Of course he does! This is a love story, remember. But one of the film’s great strengths is that it takes its time letting the two characters get to know one another. In Love & Basketball and 2000’s underseen HBO movie Disappearing Acts, Prince-Bythewood proved herself a master of intimacy, of both the spoken and unspoken kind. In part, this is because she’s not afraid to slow down and just watch her characters, taking time out from the busywork of narrative. Her patience pays off. She can capture the world in a single exchange of glances. And her characters have a way of talking about the world and revealing their own truths as they do so. Kaz confesses to Noni that he can’t fly in airplanes. “I can’t put my life in someone else’s hands,” he tells her. “That’s funny,” she replies. “My whole life is in someone else’s hands.”

That notion of whom (and what) we allow to control our lives becomes a key theme in Beyond the Lights. As Kaz dives further into Noni’s world, he sees the way the industry works its tricks — how it strips her of her identity and talent as cavalierly as it strips her of her clothes, and how the feedback loop of celebrity culture provides real-time commentary on everything she does. But Kaz, too, has begun to cede control: Egged on by his father (Danny Glover), he’s pursuing a career in politics. “I just want to be a brother that makes a difference,” he says; it sounds both hopelessly earnest and hopelessly calculated. Parker plays the uncertainty just right; even he doesn’t know if he’s being sincere or bullshitting. In fact, both leads walk a fine line between confidence and confusion, between perception and identity. Mbatha-Raw received a lot of justified acclaim earlier this year for the period piece Belle, but believe it or not, this might be the more complicated, impressive part.

Beyond the Lights is a deft, gorgeous movie.
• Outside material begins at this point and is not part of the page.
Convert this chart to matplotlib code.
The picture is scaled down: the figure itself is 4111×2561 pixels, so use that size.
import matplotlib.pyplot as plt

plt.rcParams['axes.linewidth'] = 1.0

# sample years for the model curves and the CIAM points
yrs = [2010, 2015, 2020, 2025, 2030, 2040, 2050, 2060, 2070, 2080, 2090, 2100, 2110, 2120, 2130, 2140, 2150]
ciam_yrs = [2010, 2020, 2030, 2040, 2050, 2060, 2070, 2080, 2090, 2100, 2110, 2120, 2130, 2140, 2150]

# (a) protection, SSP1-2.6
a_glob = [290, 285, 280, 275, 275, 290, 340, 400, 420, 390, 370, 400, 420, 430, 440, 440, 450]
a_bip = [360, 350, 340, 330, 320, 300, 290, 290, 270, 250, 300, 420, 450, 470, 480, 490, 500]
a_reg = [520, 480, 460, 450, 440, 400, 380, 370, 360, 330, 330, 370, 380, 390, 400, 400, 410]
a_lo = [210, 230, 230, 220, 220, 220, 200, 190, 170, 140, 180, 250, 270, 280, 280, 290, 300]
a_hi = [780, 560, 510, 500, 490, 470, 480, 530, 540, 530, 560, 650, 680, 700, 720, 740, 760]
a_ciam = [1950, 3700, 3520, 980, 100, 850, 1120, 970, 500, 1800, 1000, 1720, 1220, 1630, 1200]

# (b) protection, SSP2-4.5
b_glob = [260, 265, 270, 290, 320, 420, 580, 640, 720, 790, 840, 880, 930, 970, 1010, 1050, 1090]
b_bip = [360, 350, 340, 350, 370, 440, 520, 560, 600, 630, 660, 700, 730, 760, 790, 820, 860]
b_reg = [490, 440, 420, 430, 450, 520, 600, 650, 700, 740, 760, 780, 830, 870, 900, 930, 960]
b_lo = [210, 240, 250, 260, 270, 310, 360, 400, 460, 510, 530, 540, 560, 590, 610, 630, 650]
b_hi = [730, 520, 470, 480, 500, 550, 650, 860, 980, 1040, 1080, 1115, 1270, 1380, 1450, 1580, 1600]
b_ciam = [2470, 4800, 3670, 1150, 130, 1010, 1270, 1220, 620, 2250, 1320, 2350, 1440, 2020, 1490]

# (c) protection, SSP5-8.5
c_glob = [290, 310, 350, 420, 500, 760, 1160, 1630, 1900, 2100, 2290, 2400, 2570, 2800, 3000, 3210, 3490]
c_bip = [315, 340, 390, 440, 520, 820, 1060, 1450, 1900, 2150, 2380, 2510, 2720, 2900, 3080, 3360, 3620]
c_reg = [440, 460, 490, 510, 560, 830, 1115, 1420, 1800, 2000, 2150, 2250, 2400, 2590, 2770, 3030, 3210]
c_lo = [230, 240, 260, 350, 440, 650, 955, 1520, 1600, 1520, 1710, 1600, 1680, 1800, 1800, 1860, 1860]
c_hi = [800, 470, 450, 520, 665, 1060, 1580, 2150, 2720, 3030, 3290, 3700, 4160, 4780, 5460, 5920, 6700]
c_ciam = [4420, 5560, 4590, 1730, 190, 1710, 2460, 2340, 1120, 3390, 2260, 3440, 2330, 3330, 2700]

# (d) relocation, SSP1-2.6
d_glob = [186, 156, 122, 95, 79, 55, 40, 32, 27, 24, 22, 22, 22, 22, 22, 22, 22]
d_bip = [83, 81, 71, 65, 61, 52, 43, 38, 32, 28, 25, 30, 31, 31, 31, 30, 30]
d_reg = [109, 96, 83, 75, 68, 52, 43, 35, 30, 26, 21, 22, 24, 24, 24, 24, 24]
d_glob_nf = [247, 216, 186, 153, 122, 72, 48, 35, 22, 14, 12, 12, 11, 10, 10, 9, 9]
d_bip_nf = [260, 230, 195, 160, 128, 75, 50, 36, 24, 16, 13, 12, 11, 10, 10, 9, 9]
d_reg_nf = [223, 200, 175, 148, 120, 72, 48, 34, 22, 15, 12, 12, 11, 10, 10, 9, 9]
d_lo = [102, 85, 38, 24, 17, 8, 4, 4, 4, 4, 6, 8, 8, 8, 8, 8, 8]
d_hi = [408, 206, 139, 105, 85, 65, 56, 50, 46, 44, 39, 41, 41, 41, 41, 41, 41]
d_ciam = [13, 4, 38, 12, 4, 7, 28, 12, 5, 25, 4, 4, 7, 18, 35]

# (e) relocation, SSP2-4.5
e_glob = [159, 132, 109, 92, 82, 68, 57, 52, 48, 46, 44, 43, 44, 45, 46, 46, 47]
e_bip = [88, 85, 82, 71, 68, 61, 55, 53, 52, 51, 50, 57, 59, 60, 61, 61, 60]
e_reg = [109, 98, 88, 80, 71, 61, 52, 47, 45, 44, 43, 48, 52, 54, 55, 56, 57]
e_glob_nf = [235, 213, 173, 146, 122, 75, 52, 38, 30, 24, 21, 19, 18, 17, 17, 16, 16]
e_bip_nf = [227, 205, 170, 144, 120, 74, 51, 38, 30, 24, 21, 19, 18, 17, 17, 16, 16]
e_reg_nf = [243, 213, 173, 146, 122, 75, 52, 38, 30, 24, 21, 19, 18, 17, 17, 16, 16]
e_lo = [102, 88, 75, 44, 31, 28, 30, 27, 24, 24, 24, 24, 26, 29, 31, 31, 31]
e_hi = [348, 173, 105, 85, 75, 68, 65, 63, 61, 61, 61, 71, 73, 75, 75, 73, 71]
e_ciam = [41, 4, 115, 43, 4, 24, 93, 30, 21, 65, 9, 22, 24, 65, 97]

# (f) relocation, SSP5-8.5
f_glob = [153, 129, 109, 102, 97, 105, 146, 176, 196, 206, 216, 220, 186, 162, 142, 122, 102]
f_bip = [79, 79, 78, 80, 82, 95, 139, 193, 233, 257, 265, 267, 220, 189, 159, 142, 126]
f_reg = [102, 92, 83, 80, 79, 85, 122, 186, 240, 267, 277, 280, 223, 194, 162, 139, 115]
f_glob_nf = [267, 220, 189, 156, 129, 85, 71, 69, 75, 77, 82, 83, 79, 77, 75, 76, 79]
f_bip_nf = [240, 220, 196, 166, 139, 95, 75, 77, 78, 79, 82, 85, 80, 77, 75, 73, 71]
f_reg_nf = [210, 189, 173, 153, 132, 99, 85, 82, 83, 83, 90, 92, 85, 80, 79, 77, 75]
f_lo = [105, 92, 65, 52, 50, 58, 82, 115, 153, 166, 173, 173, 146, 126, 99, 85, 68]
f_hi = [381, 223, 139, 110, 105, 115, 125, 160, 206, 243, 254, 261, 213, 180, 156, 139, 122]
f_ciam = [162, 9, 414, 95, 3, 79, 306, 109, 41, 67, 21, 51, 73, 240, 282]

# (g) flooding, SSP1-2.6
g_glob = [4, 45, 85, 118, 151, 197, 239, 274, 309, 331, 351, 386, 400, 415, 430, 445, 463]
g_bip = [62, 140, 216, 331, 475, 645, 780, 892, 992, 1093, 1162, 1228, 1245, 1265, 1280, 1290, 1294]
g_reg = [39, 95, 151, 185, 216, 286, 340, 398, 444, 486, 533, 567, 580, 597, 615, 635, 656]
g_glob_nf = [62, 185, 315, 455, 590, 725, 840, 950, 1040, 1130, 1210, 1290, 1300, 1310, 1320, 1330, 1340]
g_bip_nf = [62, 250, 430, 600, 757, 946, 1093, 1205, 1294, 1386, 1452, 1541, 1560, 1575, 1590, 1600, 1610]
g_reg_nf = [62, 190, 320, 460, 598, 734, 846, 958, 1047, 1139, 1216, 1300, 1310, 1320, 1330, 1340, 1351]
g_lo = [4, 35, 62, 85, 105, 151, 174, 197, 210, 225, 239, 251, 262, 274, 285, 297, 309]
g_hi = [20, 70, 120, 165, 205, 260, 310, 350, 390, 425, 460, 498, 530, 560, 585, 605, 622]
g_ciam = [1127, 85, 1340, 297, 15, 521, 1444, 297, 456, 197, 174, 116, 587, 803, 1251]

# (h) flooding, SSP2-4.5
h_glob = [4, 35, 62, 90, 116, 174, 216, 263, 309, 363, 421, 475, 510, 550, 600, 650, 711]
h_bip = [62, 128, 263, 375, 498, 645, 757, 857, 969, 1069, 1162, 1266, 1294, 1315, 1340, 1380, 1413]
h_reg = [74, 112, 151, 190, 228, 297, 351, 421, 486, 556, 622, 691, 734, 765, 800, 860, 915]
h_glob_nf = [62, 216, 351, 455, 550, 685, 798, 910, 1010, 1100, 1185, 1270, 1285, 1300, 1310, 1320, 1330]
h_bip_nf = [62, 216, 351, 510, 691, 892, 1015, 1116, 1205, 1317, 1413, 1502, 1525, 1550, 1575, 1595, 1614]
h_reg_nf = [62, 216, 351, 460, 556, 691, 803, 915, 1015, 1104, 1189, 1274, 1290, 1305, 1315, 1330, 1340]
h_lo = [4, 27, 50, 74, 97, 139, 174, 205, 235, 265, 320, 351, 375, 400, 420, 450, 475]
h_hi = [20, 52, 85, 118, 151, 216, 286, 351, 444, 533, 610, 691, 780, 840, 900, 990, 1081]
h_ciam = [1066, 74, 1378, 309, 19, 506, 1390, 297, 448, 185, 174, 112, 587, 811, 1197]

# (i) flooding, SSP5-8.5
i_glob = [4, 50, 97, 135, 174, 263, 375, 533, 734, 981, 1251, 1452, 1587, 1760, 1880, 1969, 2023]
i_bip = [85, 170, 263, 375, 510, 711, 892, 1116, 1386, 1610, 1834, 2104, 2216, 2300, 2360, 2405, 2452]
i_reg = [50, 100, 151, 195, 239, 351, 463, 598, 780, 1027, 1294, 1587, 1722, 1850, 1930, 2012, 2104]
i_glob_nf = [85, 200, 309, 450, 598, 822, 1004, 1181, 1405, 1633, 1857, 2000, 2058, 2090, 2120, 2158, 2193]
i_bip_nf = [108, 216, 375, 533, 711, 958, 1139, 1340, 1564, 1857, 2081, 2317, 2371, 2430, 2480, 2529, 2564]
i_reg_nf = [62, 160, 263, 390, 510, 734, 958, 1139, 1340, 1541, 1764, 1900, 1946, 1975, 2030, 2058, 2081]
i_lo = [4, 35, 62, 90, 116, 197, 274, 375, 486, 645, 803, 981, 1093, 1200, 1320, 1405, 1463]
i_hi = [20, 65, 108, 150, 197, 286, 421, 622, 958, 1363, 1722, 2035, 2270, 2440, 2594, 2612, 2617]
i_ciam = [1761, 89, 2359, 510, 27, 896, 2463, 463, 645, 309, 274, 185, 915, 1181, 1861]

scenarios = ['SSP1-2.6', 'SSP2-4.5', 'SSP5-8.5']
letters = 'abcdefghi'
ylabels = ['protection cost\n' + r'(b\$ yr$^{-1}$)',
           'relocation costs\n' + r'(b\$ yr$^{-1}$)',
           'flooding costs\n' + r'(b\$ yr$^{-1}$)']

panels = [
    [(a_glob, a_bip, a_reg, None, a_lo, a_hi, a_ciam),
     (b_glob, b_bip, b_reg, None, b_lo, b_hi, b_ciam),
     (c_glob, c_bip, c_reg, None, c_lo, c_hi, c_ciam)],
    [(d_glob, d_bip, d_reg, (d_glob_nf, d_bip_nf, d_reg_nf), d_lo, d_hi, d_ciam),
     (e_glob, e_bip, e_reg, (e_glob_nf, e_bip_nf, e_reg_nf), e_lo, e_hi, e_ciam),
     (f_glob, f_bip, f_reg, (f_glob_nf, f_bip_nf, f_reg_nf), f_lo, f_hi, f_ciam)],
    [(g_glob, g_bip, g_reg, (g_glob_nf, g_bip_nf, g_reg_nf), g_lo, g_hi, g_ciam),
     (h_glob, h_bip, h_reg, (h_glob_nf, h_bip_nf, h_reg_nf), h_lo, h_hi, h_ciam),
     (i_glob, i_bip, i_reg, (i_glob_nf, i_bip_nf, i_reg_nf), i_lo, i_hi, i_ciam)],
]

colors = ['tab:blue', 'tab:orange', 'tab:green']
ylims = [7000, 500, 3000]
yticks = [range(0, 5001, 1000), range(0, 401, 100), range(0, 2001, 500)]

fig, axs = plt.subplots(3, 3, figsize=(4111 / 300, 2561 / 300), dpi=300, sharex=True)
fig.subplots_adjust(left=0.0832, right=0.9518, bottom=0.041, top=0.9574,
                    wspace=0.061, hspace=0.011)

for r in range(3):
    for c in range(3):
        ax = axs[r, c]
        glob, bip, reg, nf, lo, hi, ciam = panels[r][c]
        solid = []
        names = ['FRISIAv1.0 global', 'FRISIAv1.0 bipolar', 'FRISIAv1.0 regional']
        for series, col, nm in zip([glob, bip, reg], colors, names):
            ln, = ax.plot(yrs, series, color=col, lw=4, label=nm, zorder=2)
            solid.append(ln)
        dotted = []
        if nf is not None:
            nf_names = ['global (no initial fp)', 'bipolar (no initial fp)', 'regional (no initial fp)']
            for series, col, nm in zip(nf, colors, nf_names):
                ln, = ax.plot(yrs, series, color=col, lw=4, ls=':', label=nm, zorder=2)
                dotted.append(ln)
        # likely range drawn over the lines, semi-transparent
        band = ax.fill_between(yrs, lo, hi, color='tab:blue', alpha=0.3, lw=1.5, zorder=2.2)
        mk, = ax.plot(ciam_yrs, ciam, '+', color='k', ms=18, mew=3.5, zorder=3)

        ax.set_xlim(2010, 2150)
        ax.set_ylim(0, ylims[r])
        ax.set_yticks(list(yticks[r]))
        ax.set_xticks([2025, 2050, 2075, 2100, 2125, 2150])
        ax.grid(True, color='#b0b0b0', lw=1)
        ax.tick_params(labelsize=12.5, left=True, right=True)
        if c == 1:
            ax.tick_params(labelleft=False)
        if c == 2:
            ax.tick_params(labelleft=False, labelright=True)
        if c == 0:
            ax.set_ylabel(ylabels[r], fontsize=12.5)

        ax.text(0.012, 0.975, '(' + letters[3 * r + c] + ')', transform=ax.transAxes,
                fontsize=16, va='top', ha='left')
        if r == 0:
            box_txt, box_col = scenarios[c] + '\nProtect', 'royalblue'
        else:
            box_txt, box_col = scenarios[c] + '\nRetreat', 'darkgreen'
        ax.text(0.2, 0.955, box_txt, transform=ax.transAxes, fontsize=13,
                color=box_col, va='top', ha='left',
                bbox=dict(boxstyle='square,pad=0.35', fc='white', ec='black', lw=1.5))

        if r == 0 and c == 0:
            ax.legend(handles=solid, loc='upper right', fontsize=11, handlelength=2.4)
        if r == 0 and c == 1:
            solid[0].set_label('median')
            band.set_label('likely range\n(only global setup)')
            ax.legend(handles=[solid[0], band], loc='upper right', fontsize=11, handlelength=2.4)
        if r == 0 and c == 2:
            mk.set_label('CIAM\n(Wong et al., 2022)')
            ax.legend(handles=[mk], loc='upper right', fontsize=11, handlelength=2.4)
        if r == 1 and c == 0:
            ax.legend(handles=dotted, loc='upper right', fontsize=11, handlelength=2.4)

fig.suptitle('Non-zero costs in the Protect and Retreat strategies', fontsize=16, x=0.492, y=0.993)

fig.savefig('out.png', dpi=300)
For all its honesty, it’s never slow, and for all its criticism of the music industry, it’s never finger-wagging. Prince-Bythewood re-creates the hyperstylized imagery of music videos and awards shows, indulging in their pop absurdity while allowing an undercurrent of melancholy to course through. And she somehow does it all without ever letting the story get out of control, too ridiculous or fantastical. That may be Beyond the Lights’ greatest accomplishment, and why, for a film so seemingly frivolous, it hits so hard: As we watch this dreamy, colorful piece of musical and romantic wish-fulfillment, we get the distinct sense we’re watching real life unfold.